● **GOAL**:
Retype word for word the lines lying between the line containing "Convert this chart to Bokeh code." and the line containing "y_ticks = [0, 10000, 20000, 30000, 40000, 50000]", together with those two lines themselves, and nothing besides.

Code that draws figures

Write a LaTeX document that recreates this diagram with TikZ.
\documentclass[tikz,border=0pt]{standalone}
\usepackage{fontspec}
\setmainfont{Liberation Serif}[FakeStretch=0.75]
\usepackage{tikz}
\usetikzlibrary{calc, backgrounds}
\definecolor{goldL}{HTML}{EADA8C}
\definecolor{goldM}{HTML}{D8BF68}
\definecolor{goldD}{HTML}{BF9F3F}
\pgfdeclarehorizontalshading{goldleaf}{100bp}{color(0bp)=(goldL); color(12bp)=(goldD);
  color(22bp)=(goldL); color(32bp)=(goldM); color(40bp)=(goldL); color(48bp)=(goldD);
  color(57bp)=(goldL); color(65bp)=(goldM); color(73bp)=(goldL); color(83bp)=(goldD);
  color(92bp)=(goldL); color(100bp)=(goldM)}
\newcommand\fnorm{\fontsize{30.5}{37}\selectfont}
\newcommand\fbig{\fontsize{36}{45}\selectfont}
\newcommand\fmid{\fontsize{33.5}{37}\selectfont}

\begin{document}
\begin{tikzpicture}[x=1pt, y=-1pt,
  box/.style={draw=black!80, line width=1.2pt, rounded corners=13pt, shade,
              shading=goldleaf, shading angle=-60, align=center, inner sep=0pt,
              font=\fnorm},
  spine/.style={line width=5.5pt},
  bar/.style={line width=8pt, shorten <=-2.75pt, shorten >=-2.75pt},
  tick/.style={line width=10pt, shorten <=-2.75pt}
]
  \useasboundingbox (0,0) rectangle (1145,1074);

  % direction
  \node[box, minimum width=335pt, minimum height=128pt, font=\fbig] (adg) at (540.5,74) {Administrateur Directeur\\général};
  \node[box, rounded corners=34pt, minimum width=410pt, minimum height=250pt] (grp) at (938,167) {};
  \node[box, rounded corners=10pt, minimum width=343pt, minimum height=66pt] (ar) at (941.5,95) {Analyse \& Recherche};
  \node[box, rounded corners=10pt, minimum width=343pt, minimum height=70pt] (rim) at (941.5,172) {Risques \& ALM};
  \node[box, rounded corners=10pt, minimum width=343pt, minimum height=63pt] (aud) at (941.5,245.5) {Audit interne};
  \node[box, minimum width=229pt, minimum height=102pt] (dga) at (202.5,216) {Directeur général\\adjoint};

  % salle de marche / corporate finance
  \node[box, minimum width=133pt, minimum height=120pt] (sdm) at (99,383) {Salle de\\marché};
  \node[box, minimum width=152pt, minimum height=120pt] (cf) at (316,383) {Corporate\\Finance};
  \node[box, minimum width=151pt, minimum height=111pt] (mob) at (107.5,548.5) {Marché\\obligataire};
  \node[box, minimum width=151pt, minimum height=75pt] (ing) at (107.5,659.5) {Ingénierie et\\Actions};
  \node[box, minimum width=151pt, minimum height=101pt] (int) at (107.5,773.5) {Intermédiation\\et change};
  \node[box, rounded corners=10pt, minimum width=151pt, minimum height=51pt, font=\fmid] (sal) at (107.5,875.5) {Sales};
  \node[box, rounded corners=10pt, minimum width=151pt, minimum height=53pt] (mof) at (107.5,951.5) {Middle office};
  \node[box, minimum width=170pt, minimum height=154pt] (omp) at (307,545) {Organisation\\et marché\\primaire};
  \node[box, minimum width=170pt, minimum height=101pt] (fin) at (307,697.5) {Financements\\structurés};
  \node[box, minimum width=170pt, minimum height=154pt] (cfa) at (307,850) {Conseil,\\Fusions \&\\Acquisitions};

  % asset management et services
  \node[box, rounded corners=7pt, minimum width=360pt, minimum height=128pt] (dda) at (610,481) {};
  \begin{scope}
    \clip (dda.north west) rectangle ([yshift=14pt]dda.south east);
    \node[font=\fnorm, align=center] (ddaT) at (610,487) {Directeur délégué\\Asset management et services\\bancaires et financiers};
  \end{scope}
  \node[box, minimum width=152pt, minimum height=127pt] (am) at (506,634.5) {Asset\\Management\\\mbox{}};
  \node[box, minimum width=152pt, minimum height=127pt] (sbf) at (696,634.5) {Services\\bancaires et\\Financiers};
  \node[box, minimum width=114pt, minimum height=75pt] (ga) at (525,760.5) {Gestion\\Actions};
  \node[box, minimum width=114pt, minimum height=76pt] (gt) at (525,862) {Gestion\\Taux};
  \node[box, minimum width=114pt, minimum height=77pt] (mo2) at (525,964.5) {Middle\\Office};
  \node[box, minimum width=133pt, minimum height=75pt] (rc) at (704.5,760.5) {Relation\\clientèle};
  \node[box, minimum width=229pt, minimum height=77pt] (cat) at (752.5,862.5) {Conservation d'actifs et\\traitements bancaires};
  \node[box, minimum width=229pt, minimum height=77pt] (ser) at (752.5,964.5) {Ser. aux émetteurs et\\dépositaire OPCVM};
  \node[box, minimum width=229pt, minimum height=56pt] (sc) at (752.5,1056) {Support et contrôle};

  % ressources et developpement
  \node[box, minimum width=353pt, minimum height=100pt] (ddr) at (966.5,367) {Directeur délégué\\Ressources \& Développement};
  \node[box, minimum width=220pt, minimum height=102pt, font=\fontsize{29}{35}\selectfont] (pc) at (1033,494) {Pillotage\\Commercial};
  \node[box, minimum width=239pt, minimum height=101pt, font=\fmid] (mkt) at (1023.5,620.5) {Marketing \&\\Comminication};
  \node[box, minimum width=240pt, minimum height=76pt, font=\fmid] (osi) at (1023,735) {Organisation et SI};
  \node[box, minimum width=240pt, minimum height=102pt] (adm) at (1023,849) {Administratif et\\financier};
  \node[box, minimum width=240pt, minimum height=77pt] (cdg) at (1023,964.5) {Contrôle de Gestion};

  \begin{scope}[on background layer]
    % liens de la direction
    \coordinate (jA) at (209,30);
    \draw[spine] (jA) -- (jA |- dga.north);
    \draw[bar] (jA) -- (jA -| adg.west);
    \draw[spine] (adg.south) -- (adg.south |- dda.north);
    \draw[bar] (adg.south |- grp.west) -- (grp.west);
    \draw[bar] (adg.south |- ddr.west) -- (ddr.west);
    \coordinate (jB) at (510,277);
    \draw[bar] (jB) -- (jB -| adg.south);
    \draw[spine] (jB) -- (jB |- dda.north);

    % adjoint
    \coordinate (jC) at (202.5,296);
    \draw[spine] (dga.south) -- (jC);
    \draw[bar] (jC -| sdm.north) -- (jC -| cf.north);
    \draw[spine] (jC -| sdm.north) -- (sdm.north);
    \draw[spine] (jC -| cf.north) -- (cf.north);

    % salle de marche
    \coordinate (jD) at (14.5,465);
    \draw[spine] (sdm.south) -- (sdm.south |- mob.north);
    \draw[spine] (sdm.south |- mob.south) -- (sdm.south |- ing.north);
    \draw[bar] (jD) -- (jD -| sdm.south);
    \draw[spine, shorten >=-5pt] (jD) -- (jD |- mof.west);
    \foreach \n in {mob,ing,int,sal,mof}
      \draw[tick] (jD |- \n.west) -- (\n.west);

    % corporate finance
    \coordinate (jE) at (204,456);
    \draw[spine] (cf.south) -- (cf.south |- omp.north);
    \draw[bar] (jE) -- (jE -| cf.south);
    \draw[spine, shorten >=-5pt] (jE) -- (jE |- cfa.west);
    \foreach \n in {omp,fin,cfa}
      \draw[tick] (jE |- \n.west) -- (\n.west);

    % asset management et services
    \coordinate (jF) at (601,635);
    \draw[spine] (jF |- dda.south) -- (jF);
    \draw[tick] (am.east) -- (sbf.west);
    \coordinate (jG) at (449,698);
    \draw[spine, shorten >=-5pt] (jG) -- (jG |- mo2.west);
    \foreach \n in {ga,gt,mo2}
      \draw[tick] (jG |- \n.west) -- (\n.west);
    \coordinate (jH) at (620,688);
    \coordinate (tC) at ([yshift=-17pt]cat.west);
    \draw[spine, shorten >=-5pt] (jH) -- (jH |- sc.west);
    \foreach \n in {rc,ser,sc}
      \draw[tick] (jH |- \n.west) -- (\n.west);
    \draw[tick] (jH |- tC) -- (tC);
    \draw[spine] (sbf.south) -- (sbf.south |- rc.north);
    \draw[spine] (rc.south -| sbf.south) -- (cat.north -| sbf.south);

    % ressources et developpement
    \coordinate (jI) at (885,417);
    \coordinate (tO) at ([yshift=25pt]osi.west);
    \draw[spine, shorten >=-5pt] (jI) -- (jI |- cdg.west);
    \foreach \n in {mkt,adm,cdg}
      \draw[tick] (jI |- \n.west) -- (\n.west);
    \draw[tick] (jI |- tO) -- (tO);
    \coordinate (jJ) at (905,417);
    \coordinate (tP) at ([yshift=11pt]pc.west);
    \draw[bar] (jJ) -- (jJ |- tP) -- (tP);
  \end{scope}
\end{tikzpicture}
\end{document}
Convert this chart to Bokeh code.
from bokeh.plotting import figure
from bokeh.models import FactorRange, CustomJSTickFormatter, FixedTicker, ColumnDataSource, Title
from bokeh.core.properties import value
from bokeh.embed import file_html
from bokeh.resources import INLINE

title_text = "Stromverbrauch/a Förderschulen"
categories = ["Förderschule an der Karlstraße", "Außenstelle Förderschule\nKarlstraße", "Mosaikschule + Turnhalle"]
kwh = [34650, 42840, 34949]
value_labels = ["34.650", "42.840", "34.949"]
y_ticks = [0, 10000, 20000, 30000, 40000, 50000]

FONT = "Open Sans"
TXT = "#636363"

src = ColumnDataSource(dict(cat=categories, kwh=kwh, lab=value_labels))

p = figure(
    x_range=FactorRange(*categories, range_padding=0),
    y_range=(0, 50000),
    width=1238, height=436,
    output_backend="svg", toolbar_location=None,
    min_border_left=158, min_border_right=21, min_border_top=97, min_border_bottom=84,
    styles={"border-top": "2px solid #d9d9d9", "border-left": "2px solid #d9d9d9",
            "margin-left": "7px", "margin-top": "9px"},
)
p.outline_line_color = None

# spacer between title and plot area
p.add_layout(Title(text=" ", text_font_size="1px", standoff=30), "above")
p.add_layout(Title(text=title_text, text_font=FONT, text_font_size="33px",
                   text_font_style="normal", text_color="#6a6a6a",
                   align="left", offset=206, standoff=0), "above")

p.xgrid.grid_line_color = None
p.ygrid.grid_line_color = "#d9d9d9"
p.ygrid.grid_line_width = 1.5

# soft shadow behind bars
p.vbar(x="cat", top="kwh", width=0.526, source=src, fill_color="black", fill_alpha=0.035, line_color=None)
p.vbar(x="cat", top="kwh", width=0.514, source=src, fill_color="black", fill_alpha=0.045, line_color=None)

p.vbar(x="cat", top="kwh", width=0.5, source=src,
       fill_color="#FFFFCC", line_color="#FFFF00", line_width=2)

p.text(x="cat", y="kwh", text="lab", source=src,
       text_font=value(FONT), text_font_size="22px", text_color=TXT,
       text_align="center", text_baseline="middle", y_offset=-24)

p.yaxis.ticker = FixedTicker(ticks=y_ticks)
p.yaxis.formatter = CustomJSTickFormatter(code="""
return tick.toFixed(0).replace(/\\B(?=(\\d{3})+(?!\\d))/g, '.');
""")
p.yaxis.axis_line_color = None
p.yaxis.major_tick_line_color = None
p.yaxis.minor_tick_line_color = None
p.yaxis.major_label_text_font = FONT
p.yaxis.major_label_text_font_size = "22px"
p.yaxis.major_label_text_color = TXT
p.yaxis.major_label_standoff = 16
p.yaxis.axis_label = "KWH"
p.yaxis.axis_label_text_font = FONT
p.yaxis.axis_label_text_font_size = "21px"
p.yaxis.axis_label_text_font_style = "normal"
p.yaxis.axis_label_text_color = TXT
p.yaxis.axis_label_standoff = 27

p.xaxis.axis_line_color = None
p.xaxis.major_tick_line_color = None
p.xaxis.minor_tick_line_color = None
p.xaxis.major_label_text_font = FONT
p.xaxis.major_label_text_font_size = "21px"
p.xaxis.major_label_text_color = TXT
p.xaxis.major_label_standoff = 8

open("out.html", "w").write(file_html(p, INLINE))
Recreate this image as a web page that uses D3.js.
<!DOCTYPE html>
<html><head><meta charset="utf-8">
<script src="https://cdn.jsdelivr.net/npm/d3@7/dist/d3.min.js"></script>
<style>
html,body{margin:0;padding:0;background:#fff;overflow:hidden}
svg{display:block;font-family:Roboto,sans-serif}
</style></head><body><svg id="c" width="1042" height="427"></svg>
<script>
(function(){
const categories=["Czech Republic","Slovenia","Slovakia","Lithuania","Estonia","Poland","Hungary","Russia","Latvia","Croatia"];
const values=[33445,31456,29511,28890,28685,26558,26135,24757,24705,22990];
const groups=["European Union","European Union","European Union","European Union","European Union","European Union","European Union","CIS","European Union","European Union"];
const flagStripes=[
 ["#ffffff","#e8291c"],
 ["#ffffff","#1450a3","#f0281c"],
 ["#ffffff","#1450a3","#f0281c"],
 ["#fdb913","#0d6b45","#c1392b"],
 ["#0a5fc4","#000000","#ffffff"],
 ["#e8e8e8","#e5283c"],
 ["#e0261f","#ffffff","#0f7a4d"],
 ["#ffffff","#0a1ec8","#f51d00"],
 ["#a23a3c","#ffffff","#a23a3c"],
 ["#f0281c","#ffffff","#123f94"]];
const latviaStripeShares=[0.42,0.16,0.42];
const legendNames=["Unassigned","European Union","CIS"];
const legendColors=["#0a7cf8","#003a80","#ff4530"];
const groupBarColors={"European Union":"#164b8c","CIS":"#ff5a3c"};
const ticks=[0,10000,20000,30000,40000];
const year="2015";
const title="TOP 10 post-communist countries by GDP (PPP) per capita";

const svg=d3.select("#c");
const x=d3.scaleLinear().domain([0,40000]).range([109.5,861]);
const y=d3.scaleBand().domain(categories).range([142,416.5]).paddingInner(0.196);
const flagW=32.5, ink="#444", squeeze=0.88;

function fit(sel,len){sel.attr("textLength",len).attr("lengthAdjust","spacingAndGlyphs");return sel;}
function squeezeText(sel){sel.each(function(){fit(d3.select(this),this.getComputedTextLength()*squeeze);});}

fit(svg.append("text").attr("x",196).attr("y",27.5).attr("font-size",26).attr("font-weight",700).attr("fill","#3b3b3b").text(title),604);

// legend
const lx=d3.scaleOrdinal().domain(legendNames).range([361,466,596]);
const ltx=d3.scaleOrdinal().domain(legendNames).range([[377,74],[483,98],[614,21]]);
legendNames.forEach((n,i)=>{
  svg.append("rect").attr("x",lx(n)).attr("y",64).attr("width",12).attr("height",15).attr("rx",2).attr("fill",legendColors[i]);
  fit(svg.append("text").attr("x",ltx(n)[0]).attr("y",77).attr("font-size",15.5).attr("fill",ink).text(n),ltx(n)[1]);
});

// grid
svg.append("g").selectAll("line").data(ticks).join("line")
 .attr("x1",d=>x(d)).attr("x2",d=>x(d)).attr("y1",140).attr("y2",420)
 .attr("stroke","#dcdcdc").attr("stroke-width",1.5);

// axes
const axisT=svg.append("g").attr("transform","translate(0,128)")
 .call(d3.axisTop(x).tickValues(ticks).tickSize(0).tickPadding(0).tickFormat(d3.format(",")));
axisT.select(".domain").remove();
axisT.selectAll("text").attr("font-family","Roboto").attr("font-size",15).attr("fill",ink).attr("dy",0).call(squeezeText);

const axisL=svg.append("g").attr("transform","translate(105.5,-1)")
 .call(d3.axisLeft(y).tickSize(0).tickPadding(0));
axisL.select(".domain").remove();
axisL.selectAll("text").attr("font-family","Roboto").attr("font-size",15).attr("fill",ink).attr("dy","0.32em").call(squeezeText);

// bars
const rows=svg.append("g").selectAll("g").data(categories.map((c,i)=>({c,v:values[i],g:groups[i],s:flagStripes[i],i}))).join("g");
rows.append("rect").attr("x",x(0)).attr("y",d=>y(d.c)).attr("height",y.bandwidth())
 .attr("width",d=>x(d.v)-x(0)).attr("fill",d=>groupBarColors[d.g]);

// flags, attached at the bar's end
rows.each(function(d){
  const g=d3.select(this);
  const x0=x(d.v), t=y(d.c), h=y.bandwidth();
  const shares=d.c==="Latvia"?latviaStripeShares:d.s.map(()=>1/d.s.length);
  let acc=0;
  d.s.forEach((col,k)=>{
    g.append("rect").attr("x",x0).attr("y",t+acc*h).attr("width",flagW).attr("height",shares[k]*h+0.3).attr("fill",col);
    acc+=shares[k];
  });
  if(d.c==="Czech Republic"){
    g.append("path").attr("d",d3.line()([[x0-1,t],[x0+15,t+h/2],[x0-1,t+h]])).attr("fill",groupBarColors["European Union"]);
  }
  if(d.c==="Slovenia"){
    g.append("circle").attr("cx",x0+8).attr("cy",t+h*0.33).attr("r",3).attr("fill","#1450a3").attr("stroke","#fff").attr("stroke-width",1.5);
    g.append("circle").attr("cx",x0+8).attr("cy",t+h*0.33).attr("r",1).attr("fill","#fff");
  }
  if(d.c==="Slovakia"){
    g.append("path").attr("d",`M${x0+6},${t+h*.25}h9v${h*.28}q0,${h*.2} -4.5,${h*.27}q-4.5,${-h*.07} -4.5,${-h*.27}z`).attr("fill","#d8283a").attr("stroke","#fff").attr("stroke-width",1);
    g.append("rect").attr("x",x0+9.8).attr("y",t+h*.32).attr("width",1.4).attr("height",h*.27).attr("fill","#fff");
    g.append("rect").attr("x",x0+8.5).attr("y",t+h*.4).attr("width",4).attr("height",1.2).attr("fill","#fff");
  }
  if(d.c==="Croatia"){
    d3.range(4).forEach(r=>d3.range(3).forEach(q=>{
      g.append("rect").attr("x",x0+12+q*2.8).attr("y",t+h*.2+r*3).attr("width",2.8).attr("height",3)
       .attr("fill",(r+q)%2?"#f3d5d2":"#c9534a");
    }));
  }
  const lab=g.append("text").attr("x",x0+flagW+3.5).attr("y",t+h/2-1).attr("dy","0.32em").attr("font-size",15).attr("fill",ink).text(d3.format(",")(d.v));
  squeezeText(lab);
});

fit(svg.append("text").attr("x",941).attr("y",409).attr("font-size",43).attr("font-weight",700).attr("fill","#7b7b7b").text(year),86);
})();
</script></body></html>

● **WRITTEN REPLY**:
Convert this chart to Bokeh code.
from bokeh.plotting import figure
from bokeh.models import FactorRange, CustomJSTickFormatter, FixedTicker, ColumnDataSource, Title
from bokeh.core.properties import value
from bokeh.embed import file_html
from bokeh.resources import INLINE

title_text = "Stromverbrauch/a Förderschulen"
categories = ["Förderschule an der Karlstraße", "Außenstelle Förderschule\nKarlstraße", "Mosaikschule + Turnhalle"]
kwh = [34650, 42840, 34949]
value_labels = ["34.650", "42.840", "34.949"]
y_ticks = [0, 10000, 20000, 30000, 40000, 50000]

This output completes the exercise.